Have you ever heard of phrases such as “deductible expenses” or “claim your deductible” and you suddenly got puzzled? Worry not because you’re not alone.
Many individuals also don’t understand phrases like these. Because of that, many also don’t know how to reduce their taxable income. Knowing how to decrease your taxable income also means knowing how you can decrease the tax you owe to the federal government.
So how can you claim these tax deductions?
Gather all the essential documents
The initial step towards claiming a tax deduction is to gather all the essential papers and documents. Examples would be the documents that support the deductions for charitable giving, real estate taxes, home mortgage interests, as well as the local income and state tax you paid for the past year.

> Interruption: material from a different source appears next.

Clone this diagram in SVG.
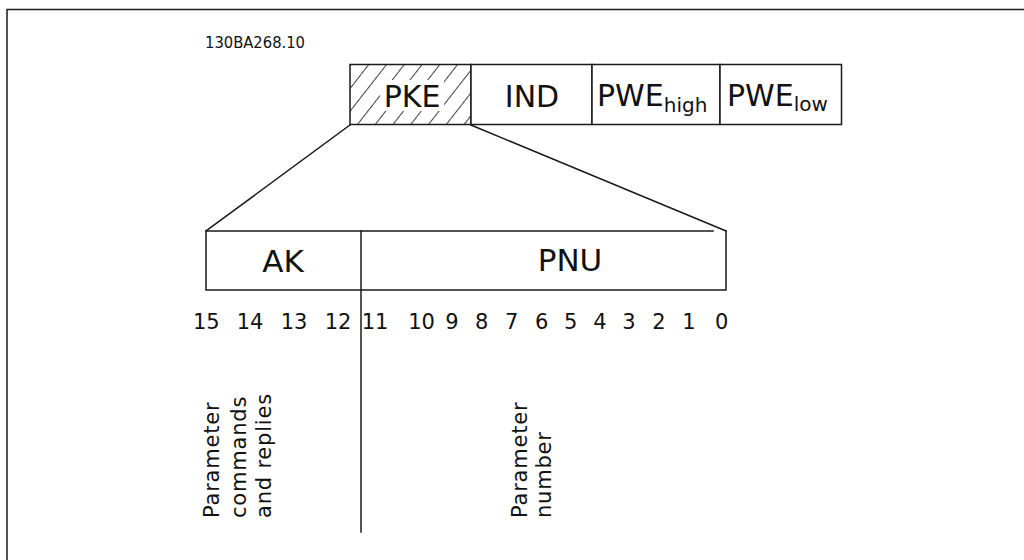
<svg xmlns="http://www.w3.org/2000/svg" width="1024" height="560" viewBox="0 0 1024 560">
<style>
.ln{stroke:#1a1a1a;stroke-width:1.5;fill:none;stroke-linecap:square}
.cell{stroke:#1a1a1a;stroke-width:1.5;fill:#fff}
.hatched{stroke:#1a1a1a;stroke-width:1.5;fill:url(#hatch)}
.t{font-family:"DejaVu Sans","Liberation Sans",sans-serif;fill:#111;text-anchor:middle}
.big{font-size:30px}
.sub{font-size:20px}
.num{font-size:21px}
.lab{font-size:21px;text-anchor:start;letter-spacing:0.8px}
</style>
<defs>
<pattern id="hatch" patternUnits="userSpaceOnUse" width="14" height="14" patternTransform="translate(350,65) rotate(38)">
<rect width="14" height="14" fill="#fff"/>
<line x1="0" y1="0" x2="0" y2="14" stroke="#111" stroke-width="1.6"/>
</pattern>
</defs>
<rect width="1024" height="560" fill="#fff"/>
<g id="frame">
<path class="ln" d="M7,560 V9.5 H1024" stroke-width="2"/>
</g>
<text class="t" x="255" y="48" font-size="15" textLength="100" lengthAdjust="spacingAndGlyphs">130BA268.10</text>
<g id="node-pke">
<rect class="hatched" x="350" y="64.5" width="121" height="60"/>
<rect x="380" y="80" width="64" height="31" fill="#fff"/>
<text class="t big" x="412" y="106.5">PKE</text>
</g>
<g id="node-ind">
<rect class="cell" x="471" y="64.5" width="121" height="60"/>
<text class="t big" x="532" y="106.5">IND</text>
</g>
<g id="node-pwehigh">
<rect class="cell" x="592" y="64.5" width="128" height="60"/>
<text class="t big" x="597" y="106" style="text-anchor:start">PWE<tspan class="sub" dy="6">high</tspan></text>
</g>
<g id="node-pwelow">
<rect class="cell" x="720" y="64.5" width="121.5" height="60"/>
<text class="t big" x="727" y="106" style="text-anchor:start">PWE<tspan class="sub" dy="5">low</tspan></text>
</g>
<g id="node-pke-detail">
<path class="ln" d="M713,231 H206 V290 H726 V231"/>
<text class="t" x="283" y="272" font-size="31">AK</text>
<text class="t" x="570" y="270.5" font-size="31">PNU</text>
</g>
<g id="connectors">
<line class="ln" x1="350" y1="125" x2="206" y2="231"/>
<line class="ln" x1="471" y1="125" x2="726" y2="231"/>
<line class="ln" x1="361" y1="231" x2="361" y2="532"/>
</g>
<g id="bits" class="t num">
<text x="206.3" y="329">15</text>
<text x="250" y="329">14</text>
<text x="294" y="329">13</text>
<text x="338" y="329">12</text>
<text x="375" y="329">11</text>
<text x="421.5" y="329">10</text>
<text x="452" y="329">9</text>
<text x="481.7" y="329">8</text>
<text x="511.7" y="329">7</text>
<text x="541.7" y="329">6</text>
<text x="570.8" y="329">5</text>
<text x="600" y="329">4</text>
<text x="629" y="329">3</text>
<text x="659" y="329">2</text>
<text x="689" y="329">1</text>
<text x="721.7" y="329">0</text>
</g>
<g id="label-ak" class="t lab">
<text transform="translate(218.5,518) rotate(-90)">Parameter</text>
<text transform="translate(246,518) rotate(-90)">commands</text>
<text transform="translate(270.5,518) rotate(-90)">and  replies</text>
</g>
<g id="label-pnu" class="t lab">
<text transform="translate(526.7,518) rotate(-90)">Parameter</text>
<text transform="translate(551,518) rotate(-90)">number</text>
</g>
</svg>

You might also need to fill up various forms such as the W-2, Form 1098, Form 1098-E, and more. The form you will fill up mainly depends on your employment whether you work as a regular employee, a contractor or home based. These forms shall be filed together will the other documents.
Familiarize the kinds of deductions
The next step is to learn about the kind of deductions available for you. Because less knowledge on this is the main reason why people don’t even bother claiming tax deductions, learning more about it is a must. Here are some of the deductions you may need to know.
Standard – a standard deduction is the amount that the Internal Revenue Service allows to be subtracted from your adjusted gross income or AGI. This is mainly based on your filing status, and if you itemize or not.
Above-the-line – this kind of deduction mainly comes from the gross income. Most people who fill up Form 1040 regardless if they itemize or not have chances to be eligible for this deduction.
Itemized – this is somewhat similar to the standard deduction. The only difference is that itemized deductions are those that you paid for which affects your tax status.
Determine the restrictions
Not all things you spend are eligible for tax deductions. It also has rules and restrictions, and you should know more about it to ensure that you’re getting the right tax deductions you need.
Education – aside from the $2,500 loan interest, you can also write off or deduct $4,000 from your tuition fee and expenses.
Charity – deductibles can be as much as 70% of your overall donations for public organizations and 30%, for the private organizations. However, if your donation shows a sign of capital gain, your maximum deduction can lower down to 30% for public organizations and 20% for private ones.
Credits for being self-employed – if you’re self-employed, you can deduct half of the tax, retirement plan contributions and health insurances you have.
Send out the documents
Now that, you know the forms you need to fill out, and the tax deductibles you’re eligible of, the last step is to send out the necessary documents and the list to the IRS or Internal Revenue Service. Every state has a local address where you can send your documents.
Knowing more about tax deductions may be mind-boggling, but knowing the fact that you can save up is indeed worth learning. With these tips, you will surely face no problem with your tax deduction claims.